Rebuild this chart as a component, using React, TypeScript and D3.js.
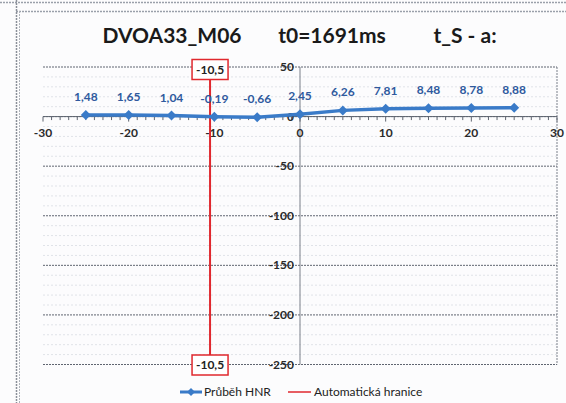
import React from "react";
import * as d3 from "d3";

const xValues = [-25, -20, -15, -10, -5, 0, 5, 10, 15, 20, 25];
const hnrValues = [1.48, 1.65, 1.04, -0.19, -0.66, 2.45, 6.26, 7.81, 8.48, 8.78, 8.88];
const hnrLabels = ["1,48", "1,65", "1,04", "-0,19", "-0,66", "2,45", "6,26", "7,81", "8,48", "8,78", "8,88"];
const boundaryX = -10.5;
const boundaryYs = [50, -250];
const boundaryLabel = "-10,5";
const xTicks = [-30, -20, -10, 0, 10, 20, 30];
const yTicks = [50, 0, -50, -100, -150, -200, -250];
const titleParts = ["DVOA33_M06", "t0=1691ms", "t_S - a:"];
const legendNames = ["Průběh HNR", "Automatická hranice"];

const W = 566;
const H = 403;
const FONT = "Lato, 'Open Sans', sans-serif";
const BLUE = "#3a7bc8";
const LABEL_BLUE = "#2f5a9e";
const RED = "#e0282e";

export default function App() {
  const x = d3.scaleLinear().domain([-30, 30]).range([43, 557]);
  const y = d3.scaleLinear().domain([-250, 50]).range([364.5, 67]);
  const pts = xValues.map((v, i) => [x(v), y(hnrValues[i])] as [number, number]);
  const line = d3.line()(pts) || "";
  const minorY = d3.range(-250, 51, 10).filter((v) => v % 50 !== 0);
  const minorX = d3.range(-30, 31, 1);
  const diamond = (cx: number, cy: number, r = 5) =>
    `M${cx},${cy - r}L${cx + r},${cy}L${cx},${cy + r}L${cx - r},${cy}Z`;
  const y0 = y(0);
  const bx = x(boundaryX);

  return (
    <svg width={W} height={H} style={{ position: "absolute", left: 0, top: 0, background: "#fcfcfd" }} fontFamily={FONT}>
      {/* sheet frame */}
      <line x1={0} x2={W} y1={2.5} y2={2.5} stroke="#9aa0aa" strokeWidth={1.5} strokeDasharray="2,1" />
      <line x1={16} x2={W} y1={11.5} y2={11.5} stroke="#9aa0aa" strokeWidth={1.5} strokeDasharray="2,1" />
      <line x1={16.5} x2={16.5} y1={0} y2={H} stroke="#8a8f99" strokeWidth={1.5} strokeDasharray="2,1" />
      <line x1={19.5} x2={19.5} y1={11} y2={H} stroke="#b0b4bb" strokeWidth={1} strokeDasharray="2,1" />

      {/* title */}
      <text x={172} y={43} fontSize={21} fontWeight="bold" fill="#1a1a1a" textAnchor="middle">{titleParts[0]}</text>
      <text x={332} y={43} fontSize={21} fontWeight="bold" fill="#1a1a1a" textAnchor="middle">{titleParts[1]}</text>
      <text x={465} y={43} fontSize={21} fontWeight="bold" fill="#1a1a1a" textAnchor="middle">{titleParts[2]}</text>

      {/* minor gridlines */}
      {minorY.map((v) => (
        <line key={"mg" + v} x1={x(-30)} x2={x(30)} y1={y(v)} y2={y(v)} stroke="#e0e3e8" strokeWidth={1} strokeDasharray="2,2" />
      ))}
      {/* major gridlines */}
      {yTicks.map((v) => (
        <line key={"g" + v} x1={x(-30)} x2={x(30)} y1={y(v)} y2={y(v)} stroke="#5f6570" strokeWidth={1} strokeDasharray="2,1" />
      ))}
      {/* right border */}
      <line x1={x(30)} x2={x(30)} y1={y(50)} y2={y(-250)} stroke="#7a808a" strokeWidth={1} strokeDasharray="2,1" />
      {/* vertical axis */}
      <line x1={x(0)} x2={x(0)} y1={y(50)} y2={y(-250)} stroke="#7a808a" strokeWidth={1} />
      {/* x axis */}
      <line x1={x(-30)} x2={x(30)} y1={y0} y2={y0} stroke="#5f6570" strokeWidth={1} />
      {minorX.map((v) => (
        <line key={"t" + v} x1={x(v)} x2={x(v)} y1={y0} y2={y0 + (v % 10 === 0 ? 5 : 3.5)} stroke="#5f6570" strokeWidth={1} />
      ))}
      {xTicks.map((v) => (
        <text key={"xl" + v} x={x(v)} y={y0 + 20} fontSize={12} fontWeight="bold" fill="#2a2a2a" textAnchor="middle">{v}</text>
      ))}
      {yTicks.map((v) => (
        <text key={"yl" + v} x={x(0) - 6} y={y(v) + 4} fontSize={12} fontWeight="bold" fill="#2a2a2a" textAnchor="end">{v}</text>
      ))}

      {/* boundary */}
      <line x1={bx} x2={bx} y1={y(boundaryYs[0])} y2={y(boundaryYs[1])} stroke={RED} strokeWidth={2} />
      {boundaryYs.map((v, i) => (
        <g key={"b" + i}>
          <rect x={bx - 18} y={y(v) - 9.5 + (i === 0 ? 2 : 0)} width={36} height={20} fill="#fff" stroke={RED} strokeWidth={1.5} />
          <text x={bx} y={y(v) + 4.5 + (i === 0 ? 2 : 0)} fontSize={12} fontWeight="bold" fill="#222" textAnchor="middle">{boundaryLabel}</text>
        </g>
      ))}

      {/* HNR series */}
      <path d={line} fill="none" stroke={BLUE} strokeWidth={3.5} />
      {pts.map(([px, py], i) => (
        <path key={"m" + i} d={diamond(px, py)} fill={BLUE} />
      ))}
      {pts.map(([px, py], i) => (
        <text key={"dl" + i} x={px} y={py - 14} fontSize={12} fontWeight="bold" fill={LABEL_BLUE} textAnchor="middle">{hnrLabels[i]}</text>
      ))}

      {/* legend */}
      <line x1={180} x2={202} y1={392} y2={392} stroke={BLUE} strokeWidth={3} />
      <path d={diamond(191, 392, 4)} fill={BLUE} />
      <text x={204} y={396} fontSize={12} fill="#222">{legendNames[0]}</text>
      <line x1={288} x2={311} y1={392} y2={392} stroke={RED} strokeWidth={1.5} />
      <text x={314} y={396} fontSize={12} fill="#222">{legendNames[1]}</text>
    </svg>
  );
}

WRITTEN EXERCISE: Reproduce all of the data exactly, omitting each picture it holds.

THE SOLUTION:
Rebuild this chart as a component, using React, TypeScript and D3.js.
import React from "react";
import * as d3 from "d3";

const xValues = [-25, -20, -15, -10, -5, 0, 5, 10, 15, 20, 25];
const hnrValues = [1.48, 1.65, 1.04, -0.19, -0.66, 2.45, 6.26, 7.81, 8.48, 8.78, 8.88];
const hnrLabels = ["1,48", "1,65", "1,04", "-0,19", "-0,66", "2,45", "6,26", "7,81", "8,48", "8,78", "8,88"];
const boundaryX = -10.5;
const boundaryYs = [50, -250];
const boundaryLabel = "-10,5";
const xTicks = [-30, -20, -10, 0, 10, 20, 30];
const yTicks = [50, 0, -50, -100, -150, -200, -250];
const titleParts = ["DVOA33_M06", "t0=1691ms", "t_S - a:"];
const legendNames = ["Průběh HNR", "Automatická hranice"];

const W = 566;
const H = 403;
const FONT = "Lato, 'Open Sans', sans-serif";
const BLUE = "#3a7bc8";
const LABEL_BLUE = "#2f5a9e";
const RED = "#e0282e";

export default function App() {
  const x = d3.scaleLinear().domain([-30, 30]).range([43, 557]);
  const y = d3.scaleLinear().domain([-250, 50]).range([364.5, 67]);
  const pts = xValues.map((v, i) => [x(v), y(hnrValues[i])] as [number, number]);
  const line = d3.line()(pts) || "";
  const minorY = d3.range(-250, 51, 10).filter((v) => v % 50 !== 0);
  const minorX = d3.range(-30, 31, 1);
  const diamond = (cx: number, cy: number, r = 5) =>
    `M${cx},${cy - r}L${cx + r},${cy}L${cx},${cy + r}L${cx - r},${cy}Z`;
  const y0 = y(0);
  const bx = x(boundaryX);

  return (
    <svg width={W} height={H} style={{ position: "absolute", left: 0, top: 0, background: "#fcfcfd" }} fontFamily={FONT}>
      {/* sheet frame */}
      <line x1={0} x2={W} y1={2.5} y2={2.5} stroke="#9aa0aa" strokeWidth={1.5} strokeDasharray="2,1" />
      <line x1={16} x2={W} y1={11.5} y2={11.5} stroke="#9aa0aa" strokeWidth={1.5} strokeDasharray="2,1" />
      <line x1={16.5} x2={16.5} y1={0} y2={H} stroke="#8a8f99" strokeWidth={1.5} strokeDasharray="2,1" />
      <line x1={19.5} x2={19.5} y1={11} y2={H} stroke="#b0b4bb" strokeWidth={1} strokeDasharray="2,1" />

      {/* title */}
      <text x={172} y={43} fontSize={21} fontWeight="bold" fill="#1a1a1a" textAnchor="middle">{titleParts[0]}</text>
      <text x={332} y={43} fontSize={21} fontWeight="bold" fill="#1a1a1a" textAnchor="middle">{titleParts[1]}</text>
      <text x={465} y={43} fontSize={21} fontWeight="bold" fill="#1a1a1a" textAnchor="middle">{titleParts[2]}</text>

      {/* minor gridlines */}
      {minorY.map((v) => (
        <line key={"mg" + v} x1={x(-30)} x2={x(30)} y1={y(v)} y2={y(v)} stroke="#e0e3e8" strokeWidth={1} strokeDasharray="2,2" />
      ))}
      {/* major gridlines */}
      {yTicks.map((v) => (
        <line key={"g" + v} x1={x(-30)} x2={x(30)} y1={y(v)} y2={y(v)} stroke="#5f6570" strokeWidth={1} strokeDasharray="2,1" />
      ))}
      {/* right border */}
      <line x1={x(30)} x2={x(30)} y1={y(50)} y2={y(-250)} stroke="#7a808a" strokeWidth={1} strokeDasharray="2,1" />
      {/* vertical axis */}
      <line x1={x(0)} x2={x(0)} y1={y(50)} y2={y(-250)} stroke="#7a808a" strokeWidth={1} />
      {/* x axis */}
      <line x1={x(-30)} x2={x(30)} y1={y0} y2={y0} stroke="#5f6570" strokeWidth={1} />
      {minorX.map((v) => (
        <line key={"t" + v} x1={x(v)} x2={x(v)} y1={y0} y2={y0 + (v % 10 === 0 ? 5 : 3.5)} stroke="#5f6570" strokeWidth={1} />
      ))}
      {xTicks.map((v) => (
        <text key={"xl" + v} x={x(v)} y={y0 + 20} fontSize={12} fontWeight="bold" fill="#2a2a2a" textAnchor="middle">{v}</text>
      ))}
      {yTicks.map((v) => (
        <text key={"yl" + v} x={x(0) - 6} y={y(v) + 4} fontSize={12} fontWeight="bold" fill="#2a2a2a" textAnchor="end">{v}</text>
      ))}

      {/* boundary */}
      <line x1={bx} x2={bx} y1={y(boundaryYs[0])} y2={y(boundaryYs[1])} stroke={RED} strokeWidth={2} />
      {boundaryYs.map((v, i) => (
        <g key={"b" + i}>
          <rect x={bx - 18} y={y(v) - 9.5 + (i === 0 ? 2 : 0)} width={36} height={20} fill="#fff" stroke={RED} strokeWidth={1.5} />
          <text x={bx} y={y(v) + 4.5 + (i === 0 ? 2 : 0)} fontSize={12} fontWeight="bold" fill="#222" textAnchor="middle">{boundaryLabel}</text>
        </g>
      ))}

      {/* HNR series */}
      <path d={line} fill="none" stroke={BLUE} strokeWidth={3.5} />
      {pts.map(([px, py], i) => (
        <path key={"m" + i} d={diamond(px, py)} fill={BLUE} />
      ))}
      {pts.map(([px, py], i) => (
        <text key={"dl" + i} x={px} y={py - 14} fontSize={12} fontWeight="bold" fill={LABEL_BLUE} textAnchor="middle">{hnrLabels[i]}</text>
      ))}

      {/* legend */}
      <line x1={180} x2={202} y1={392} y2={392} stroke={BLUE} strokeWidth={3} />
      <path d={diamond(191, 392, 4)} fill={BLUE} />
      <text x={204} y={396} fontSize={12} fill="#222">{legendNames[0]}</text>
      <line x1={288} x2={311} y1={392} y2={392} stroke={RED} strokeWidth={1.5} />
      <text x={314} y={396} fontSize={12} fill="#222">{legendNames[1]}</text>
    </svg>
  );
}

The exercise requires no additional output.